▶ Short problem: Take every line from the first down to the line with "(ttl2) at (-15,190)" and set it down exactly, without the pictures.

▶ Data segment:
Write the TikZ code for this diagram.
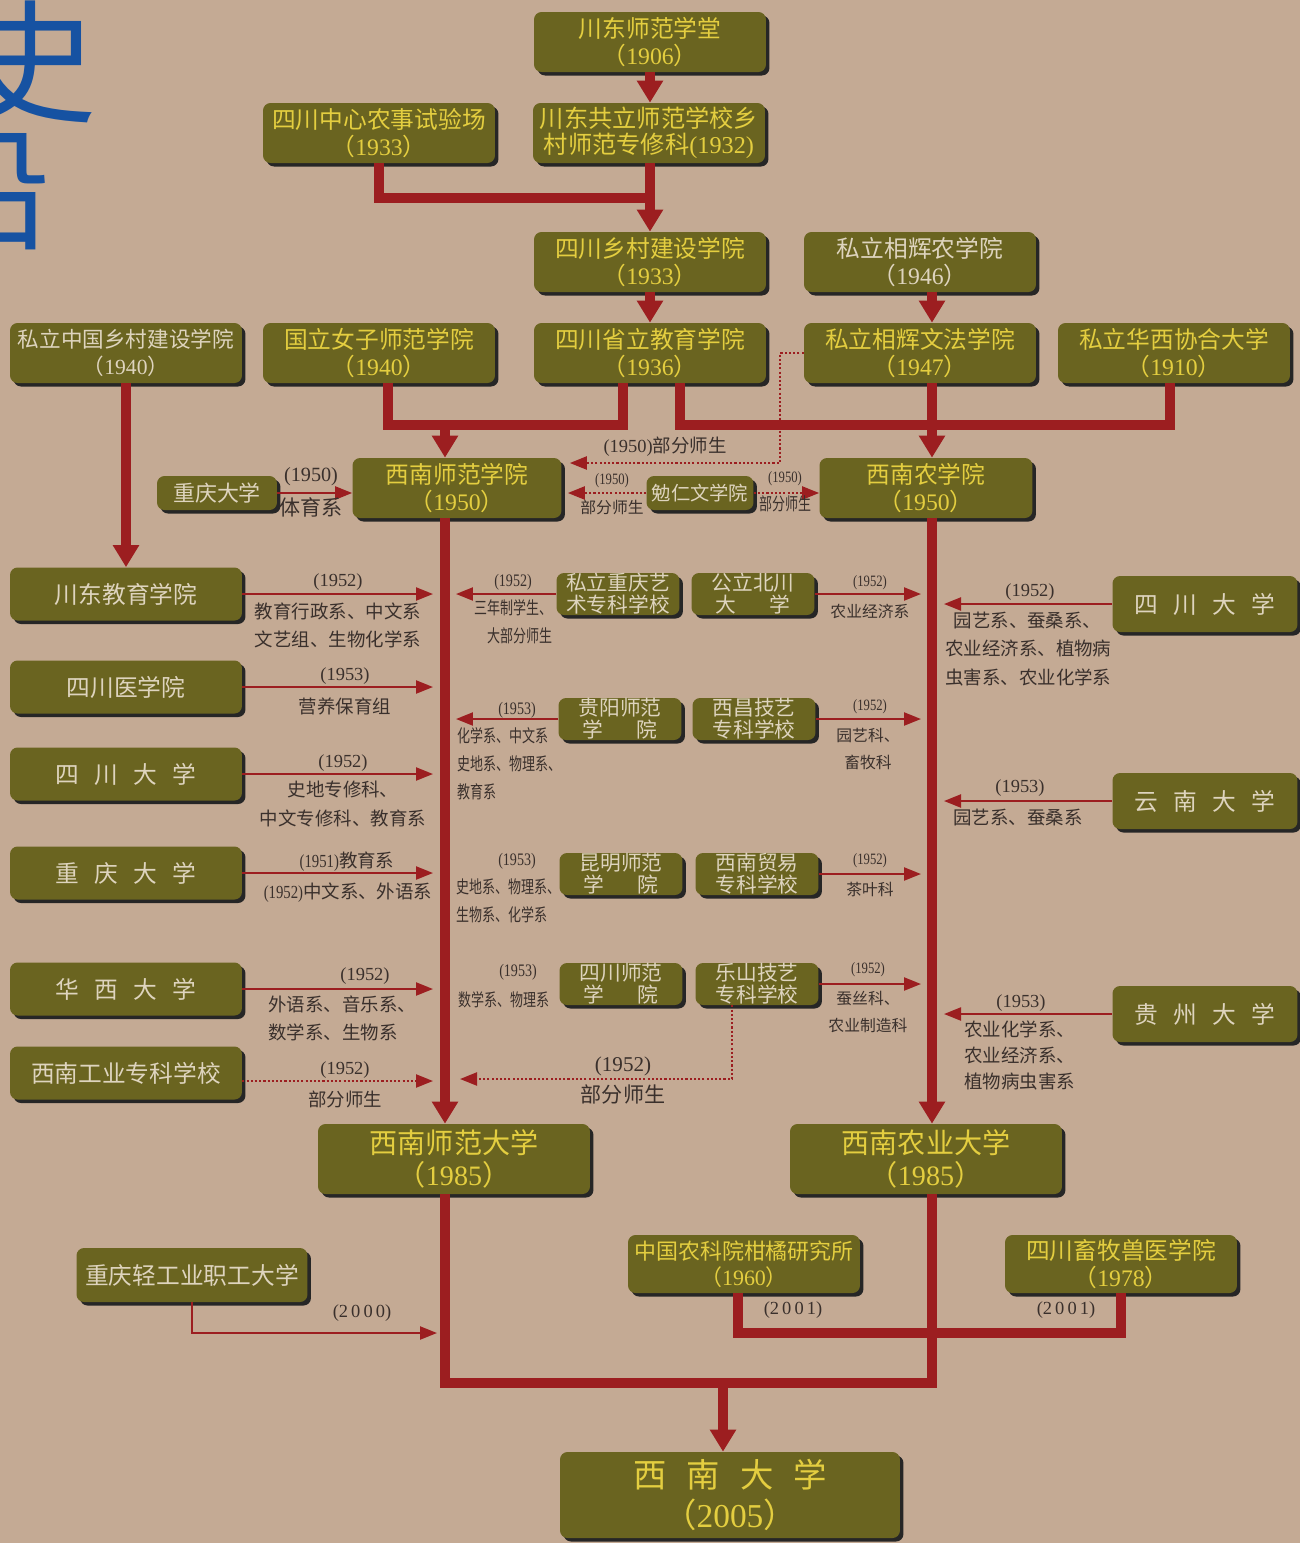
\documentclass[tikz,border=0pt]{standalone}
\usepackage{fontspec}
\setmainfont{Liberation Serif}
\newfontfamily\cjk{Noto Sans CJK SC}
\newfontfamily\cjkn[FakeStretch=0.74]{Noto Sans CJK SC}
\newfontfamily\rmn[FakeStretch=0.8]{Liberation Serif}
\usepackage{tikz}
\usetikzlibrary{arrows.meta,shadows}

\definecolor{paper}{RGB}{196,170,148}
\definecolor{boxolive}{RGB}{106,100,32}
\definecolor{boxyellow}{RGB}{228,206,64}
\definecolor{boxpale}{RGB}{222,212,190}
\definecolor{linered}{RGB}{156,30,32}
\definecolor{labgray}{RGB}{58,48,44}
\definecolor{titleblue}{RGB}{22,82,162}

\newcommand{\yr}[1]{{\rmfamily(#1)}}
\newcommand{\yrn}[1]{{\rmn(#1)}}
\newcommand{\byr}[1]{（{\rmfamily #1}）}
\newcommand{\cgap}{\hspace{0.65em}}

\begin{document}
\begin{tikzpicture}[x=0.02cm, y=-0.02cm,
    unibox/.style={fill=boxolive, rounded corners=0.15cm, align=center, inner sep=0pt,
        drop shadow={shadow xshift=0.07cm, shadow yshift=-0.07cm, opacity=1, fill=black!85},
        text=boxyellow, font=\cjk\fontsize{13.5}{15}\selectfont,
        minimum width=4.64cm, minimum height=1.2cm},
    pale/.style={text=boxpale},
    colbox/.style={minimum height=1.06cm},
    midbox/.style={minimum width=2.46cm, minimum height=0.84cm, font=\cjk\fontsize{11.8}{12.5}\selectfont},
    bigbox/.style={minimum width=5.44cm, minimum height=1.4cm, font=\cjk\fontsize{16}{18}\selectfont},
    trunk/.style={draw=linered, line width=0.2cm},
    trunkarrow/.style={trunk, -{Triangle[width=0.5cm,length=0.44cm]}},
    feed/.style={draw=linered, line width=0.045cm, -{Triangle[width=0.26cm,length=0.34cm]}},
    dotfeed/.style={feed, dash pattern=on 1.2pt off 1.2pt},
    lab/.style={text=labgray, align=center, inner sep=0pt, font=\cjk\fontsize{10.5}{16}\selectfont},
    labn/.style={lab, font=\cjkn\fontsize{10}{15.8}\selectfont},
    labs/.style={lab, font=\cjk\fontsize{9}{15.8}\selectfont}]

    \useasboundingbox (0,0) rectangle (1300,1543);
    \clip (0,0) rectangle (1300,1543);
    \fill[paper] (0,0) rectangle (1300,1543);

    % title (cut at the left edge)
    \node[text=titleblue, font=\cjk\fontsize{76}{76}\selectfont] (ttl1) at (30,62) {史};
    \node[text=titleblue, font=\cjk\fontsize{76}{76}\selectfont] (ttl2) at (-15,190) {沿};

    % before 1950
    \node[unibox] (cdxt) at (650,42) {川东师范学堂\\\byr{1906}};
    \node[unibox] (zxnc) at (379,133) {四川中心农事试验场\\\byr{1933}};
    \node[unibox, font=\cjk\fontsize{13.8}{15}\selectfont] (gongli) at (649,133) {川东共立师范学校乡\\村师范专修科\yr{1932}};
    \node[unibox] (xcjs) at (650,262) {四川乡村建设学院\\\byr{1933}};
    \node[unibox, pale] (xhnx) at (920,262) {私立相辉农学院\\\byr{1946}};
    \node[unibox, pale, font=\cjk\fontsize{12.3}{15}\selectfont] (zgxc) at (126,353) {私立中国乡村建设学院\\\byr{1940}};
    \node[unibox] (nvzi) at (379,353) {国立女子师范学院\\\byr{1940}};
    \node[unibox] (jyxy) at (650,353) {四川省立教育学院\\\byr{1936}};
    \node[unibox] (xhwf) at (920,353) {私立相辉文法学院\\\byr{1947}};
    \node[unibox] (hxxh) at (1174,353) {私立华西协合大学\\\byr{1910}};

    % 1950
    \node[unibox, minimum width=4.18cm] (xnsf) at (457,488) {西南师范学院\\\byr{1950}};
    \node[unibox, minimum width=4.26cm] (xnny) at (926,488) {西南农学院\\\byr{1950}};
    \node[unibox, pale, minimum width=2.4cm, minimum height=0.68cm, font=\cjk\fontsize{12.5}{13}\selectfont] (cqdx1) at (217,493) {重庆大学};
    \node[unibox, pale, minimum width=2.14cm, minimum height=0.68cm, font=\cjk\fontsize{11}{12}\selectfont] (mrwx) at (700,493) {勉仁文学院};

    % schools merged in 1951-1953
    \foreach \yy/\nm/\txt in {594/cdjy/川东教育学院, 687/scyx/四川医学院,
        774/scdx1/{四\cgap 川\cgap 大\cgap 学}, 873/cqdx2/{重\cgap 庆\cgap 大\cgap 学},
        989/hxdx/{华\cgap 西\cgap 大\cgap 学}, 1073/xngy/西南工业专科学校}
        \node[unibox, colbox, pale] (\nm) at (126,\yy) {\txt};

    \node[unibox, midbox, pale] (cqys) at (618,594) {私立重庆艺\\术专科学校};
    \node[unibox, midbox, pale] (bcdx) at (753,594) {公立北川\\大\hspace{1.6em}学};
    \node[unibox, midbox, pale] (gysf) at (620,719) {贵阳师范\\学\hspace{1.6em}院};
    \node[unibox, midbox, pale] (xcjy) at (754,719) {西昌技艺\\专科学校};
    \node[unibox, midbox, pale] (kmsf) at (621,874) {昆明师范\\学\hspace{1.6em}院};
    \node[unibox, midbox, pale] (xnmy) at (757,874) {西南贸易\\专科学校};
    \node[unibox, midbox, pale] (scsf) at (621,984) {四川师范\\学\hspace{1.6em}院};
    \node[unibox, midbox, pale] (lsjy) at (757,984) {乐山技艺\\专科学校};

    \foreach \yy/\nm/\txt in {604/scdx2/{四\cgap 川\cgap 大\cgap 学},
        801/yndx/{云\cgap 南\cgap 大\cgap 学}, 1014/gzdx/{贵\cgap 州\cgap 大\cgap 学}}
        \node[unibox, pale, minimum width=3.7cm, minimum height=1.12cm] (\nm) at (1205,\yy) {\txt};

    % 1985 and after
    \node[unibox, bigbox] (xnsfdx) at (454,1159) {西南师范大学\\\byr{1985}};
    \node[unibox, bigbox] (xnnydx) at (926,1159) {西南农业大学\\\byr{1985}};
    \node[unibox, pale, minimum width=4.62cm, minimum height=1.08cm] (qggy) at (192,1275) {重庆轻工业职工大学};
    \node[unibox, minimum height=1.16cm, font=\cjk\fontsize{12.5}{15}\selectfont] (ganju) at (744,1264) {中国农科院柑橘研究所\\\byr{1960}};
    \node[unibox, minimum height=1.16cm] (xumu) at (1121,1264) {四川畜牧兽医学院\\\byr{1978}};
    \node[unibox, minimum width=6.8cm, minimum height=1.72cm, font=\cjk\fontsize{19}{23}\selectfont] (xndx) at (730,1495) {西\hspace{0.6em}南\hspace{0.6em}大\hspace{0.6em}学\\\byr{2005}};

    % junctions and trunk lines
    \coordinate (j1) at (650,198);
    \coordinate (j2) at (445,425);
    \coordinate (j3) at (932,425);
    \coordinate (j4) at (780,463);
    \coordinate (j5) at (723,1383);
    \coordinate (j6) at (935,1333);
    \coordinate (j7) at (437,1333);
    \coordinate (j8) at (460,1079);
    \coordinate (lin) at (433,0);
    \coordinate (lout) at (456,0);
    \coordinate (rin) at (921,0);
    \coordinate (rout) at (944,0);
    \coordinate (xngyo) at ([yshift=-0.16cm]xngy.east);

    \draw[trunkarrow] (cdxt.south) -- (cdxt.south |- gongli.north);
    \draw[trunk] (zxnc.south) |- (j1);
    \draw[trunkarrow] (gongli.south -| j1) -- (j1 |- xcjs.north);
    \draw[trunkarrow] (xcjs.south) -- (jyxy.north);
    \draw[trunkarrow] ([xshift=0.24cm]xhnx.south) -- ([xshift=0.24cm]xhwf.north);
    \draw[trunkarrow] (zgxc.south) -- (cdjy.north);
    \draw[trunk] ([xshift=0.18cm]nvzi.south) |- (j2) -| ([xshift=-0.54cm]jyxy.south);
    \draw[trunk] ([xshift=0.6cm]jyxy.south) |- (j3) -| ([xshift=-0.08cm]hxxh.south);
    \draw[trunk] (xhwf.south -| j3) -- (j3);
    \draw[trunkarrow] (j2) -- (j2 |- xnsf.north);
    \draw[trunkarrow] (j3) -- (j3 |- xnny.north);
    \draw[trunkarrow] (xnsf.south -| j2) -- (j2 |- xnsfdx.north);
    \draw[trunkarrow] (xnny.south -| j3) -- (j3 |- xnnydx.north);
    \draw[trunk] (xnsfdx.south -| j2) |- (j5) -| (xnnydx.south -| j3);
    \draw[trunkarrow] (j5) -- (j5 |- xndx.north);
    \draw[trunk] ([xshift=-0.12cm]ganju.south) |- (j6) -| (xumu.south);

    % thin transfers
    \draw[feed] (cqdx1.east) -- (cqdx1.east -| xnsf.west);
    \draw[dotfeed, shorten >=0.16cm] (xhwf.west) -| (j4) -- (j4 -| xnsf.east);
    \draw[dotfeed, shorten >=0.12cm] (mrwx.west) -- (mrwx.west -| xnsf.east);
    \draw[dotfeed] (mrwx.east) -- (mrwx.east -| xnny.west);
    \foreach \nm in {cdjy,scyx,scdx1,cqdx2,hxdx}
        \draw[feed] (\nm.east) -- (\nm.east -| lin);
    \draw[dotfeed] (xngyo) -- (xngyo -| lin);
    \foreach \nm in {cqys,gysf}
        \draw[feed] (\nm.west) -- (\nm.west -| lout);
    \foreach \nm in {bcdx,xcjy,xnmy,lsjy}
        \draw[feed] (\nm.east) -- (\nm.east -| rin);
    \draw[dotfeed] ([xshift=-0.5cm]lsjy.south) |- (j8);
    \foreach \nm in {scdx2,yndx,gzdx}
        \draw[feed] (\nm.west) -- (\nm.west -| rout);
    \draw[feed] (qggy.south) |- (j7);

    % labels, left side
    \node[lab, font=\cjk\fontsize{11.5}{14}\selectfont] (cqdx1-y) at (311,477) {\yr{1950}};
    \node[lab, font=\cjk\fontsize{12}{14}\selectfont] (cqdx1-d) at (311,507) {体育系};
    \node[lab] (cdjy-y) at (338,582) {\yr{1952}};
    \node[lab] (cdjy-d) at (338,625) {教育行政系、中文系\\文艺组、生物化学系};
    \node[lab] (scyx-y) at (345,676) {\yr{1953}};
    \node[lab] (scyx-d) at (345,706) {营养保育组};
    \node[lab] (scdx1-y) at (343,763) {\yr{1952}};
    \node[lab] (scdx1-d) at (343,804) {史地专修科、\\中文专修科、教育系};
    \node[lab] (cqdx2-y) at (347,862) {\yrn{1951}教育系};
    \node[lab] (cqdx2-d) at (348,893) {\yrn{1952}中文系、外语系};
    \node[lab] (hxdx-y) at (365,976) {\yr{1952}};
    \node[lab, anchor=west, align=left] (hxdx-d) at (268,1018) {外语系、音乐系、\\数学系、生物系};
    \node[lab] (xngy-y) at (345,1070) {\yr{1952}};
    \node[lab] (xngy-d) at (345,1099) {部分师生};

    % labels, middle
    \node[lab] (xhwf-y) at (665,447) {\yr{1950}部分师生};
    \node[labs] (mrwx-ly) at (612,481) {\yrn{1950}};
    \node[labs] (mrwx-ld) at (612,507) {部分师生};
    \node[labs] (mrwx-ry) at (785,479) {\yrn{1950}};
    \node[labn] (mrwx-rd) at (785,504) {部分师生};
    \node[labn] (cqys-y) at (513,582) {\yrn{1952}};
    \node[labn, anchor=east, align=right] (cqys-d) at (553,622) {三年制学生、\\大部分师生};
    \node[labn] (gysf-y) at (517,710) {\yrn{1953}};
    \node[labn, anchor=west, align=left] (gysf-d) at (457,764) {化学系、中文系\\史地系、物理系、\\教育系};
    \node[labn] (kmsf-y) at (517,861) {\yrn{1953}};
    \node[labn, anchor=west, align=left] (kmsf-d) at (456,901) {史地系、物理系、\\生物系、化学系};
    \node[labn] (scsf-y) at (518,972) {\yrn{1953}};
    \node[labn, anchor=west] (scsf-d) at (458,1000) {数学系、物理系};
    \node[labs] (bcdx-y) at (870,583) {\yrn{1952}};
    \node[labs] (bcdx-d) at (870,611) {农业经济系};
    \node[labs] (xcjy-y) at (870,707) {\yrn{1952}};
    \node[labs] (xcjy-d) at (868,749) {园艺科、\\畜牧科};
    \node[labs] (xnmy-y) at (870,861) {\yrn{1952}};
    \node[labs] (xnmy-d) at (870,889) {茶叶科};
    \node[labs] (lsjy-y) at (868,970) {\yrn{1952}};
    \node[labs] (lsjy-d) at (868,1012) {蚕丝科、\\农业制造科};
    \node[lab, font=\cjk\fontsize{12}{14}\selectfont] (lsjy-dy) at (623,1066) {\yr{1952}};
    \node[lab, font=\cjk\fontsize{12}{14}\selectfont] (lsjy-dd) at (623,1094) {部分师生};

    % labels, right side
    \node[lab] (scdx2-y) at (1030,592) {\yr{1952}};
    \node[lab, anchor=west, align=left] (scdx2-d) at (945,649) {\hspace{0.45em}园艺系、蚕桑系、\\农业经济系、植物病\\虫害系、农业化学系};
    \node[lab] (yndx-y) at (1020,788) {\yr{1953}};
    \node[lab, anchor=west] (yndx-d) at (953,817) {园艺系、蚕桑系};
    \node[lab] (gzdx-y) at (1021,1003) {\yr{1953}};
    \node[lab, anchor=west, align=left, font=\cjk\fontsize{10.5}{14.8}\selectfont] (gzdx-d) at (964,1055) {农业化学系、\\农业经济系、\\植物病虫害系};

    % labels, bottom
    \node[lab] (qggy-y) at (362,1313) {\yr{2\,0\,0\,0}};
    \node[lab] (ganju-y) at (793,1310) {\yr{2\,0\,0\,1}};
    \node[lab] (xumu-y) at (1066,1310) {\yr{2\,0\,0\,1}};
\end{tikzpicture}
\end{document}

▶ Finished answer:
Write the TikZ code for this diagram.
\documentclass[tikz,border=0pt]{standalone}
\usepackage{fontspec}
\setmainfont{Liberation Serif}
\newfontfamily\cjk{Noto Sans CJK SC}
\newfontfamily\cjkn[FakeStretch=0.74]{Noto Sans CJK SC}
\newfontfamily\rmn[FakeStretch=0.8]{Liberation Serif}
\usepackage{tikz}
\usetikzlibrary{arrows.meta,shadows}

\definecolor{paper}{RGB}{196,170,148}
\definecolor{boxolive}{RGB}{106,100,32}
\definecolor{boxyellow}{RGB}{228,206,64}
\definecolor{boxpale}{RGB}{222,212,190}
\definecolor{linered}{RGB}{156,30,32}
\definecolor{labgray}{RGB}{58,48,44}
\definecolor{titleblue}{RGB}{22,82,162}

\newcommand{\yr}[1]{{\rmfamily(#1)}}
\newcommand{\yrn}[1]{{\rmn(#1)}}
\newcommand{\byr}[1]{（{\rmfamily #1}）}
\newcommand{\cgap}{\hspace{0.65em}}

\begin{document}
\begin{tikzpicture}[x=0.02cm, y=-0.02cm,
    unibox/.style={fill=boxolive, rounded corners=0.15cm, align=center, inner sep=0pt,
        drop shadow={shadow xshift=0.07cm, shadow yshift=-0.07cm, opacity=1, fill=black!85},
        text=boxyellow, font=\cjk\fontsize{13.5}{15}\selectfont,
        minimum width=4.64cm, minimum height=1.2cm},
    pale/.style={text=boxpale},
    colbox/.style={minimum height=1.06cm},
    midbox/.style={minimum width=2.46cm, minimum height=0.84cm, font=\cjk\fontsize{11.8}{12.5}\selectfont},
    bigbox/.style={minimum width=5.44cm, minimum height=1.4cm, font=\cjk\fontsize{16}{18}\selectfont},
    trunk/.style={draw=linered, line width=0.2cm},
    trunkarrow/.style={trunk, -{Triangle[width=0.5cm,length=0.44cm]}},
    feed/.style={draw=linered, line width=0.045cm, -{Triangle[width=0.26cm,length=0.34cm]}},
    dotfeed/.style={feed, dash pattern=on 1.2pt off 1.2pt},
    lab/.style={text=labgray, align=center, inner sep=0pt, font=\cjk\fontsize{10.5}{16}\selectfont},
    labn/.style={lab, font=\cjkn\fontsize{10}{15.8}\selectfont},
    labs/.style={lab, font=\cjk\fontsize{9}{15.8}\selectfont}]

    \useasboundingbox (0,0) rectangle (1300,1543);
    \clip (0,0) rectangle (1300,1543);
    \fill[paper] (0,0) rectangle (1300,1543);

    % title (cut at the left edge)
    \node[text=titleblue, font=\cjk\fontsize{76}{76}\selectfont] (ttl1) at (30,62) {史};
    \node[text=titleblue, font=\cjk\fontsize{76}{76}\selectfont] (ttl2) at (-15,190) {沿};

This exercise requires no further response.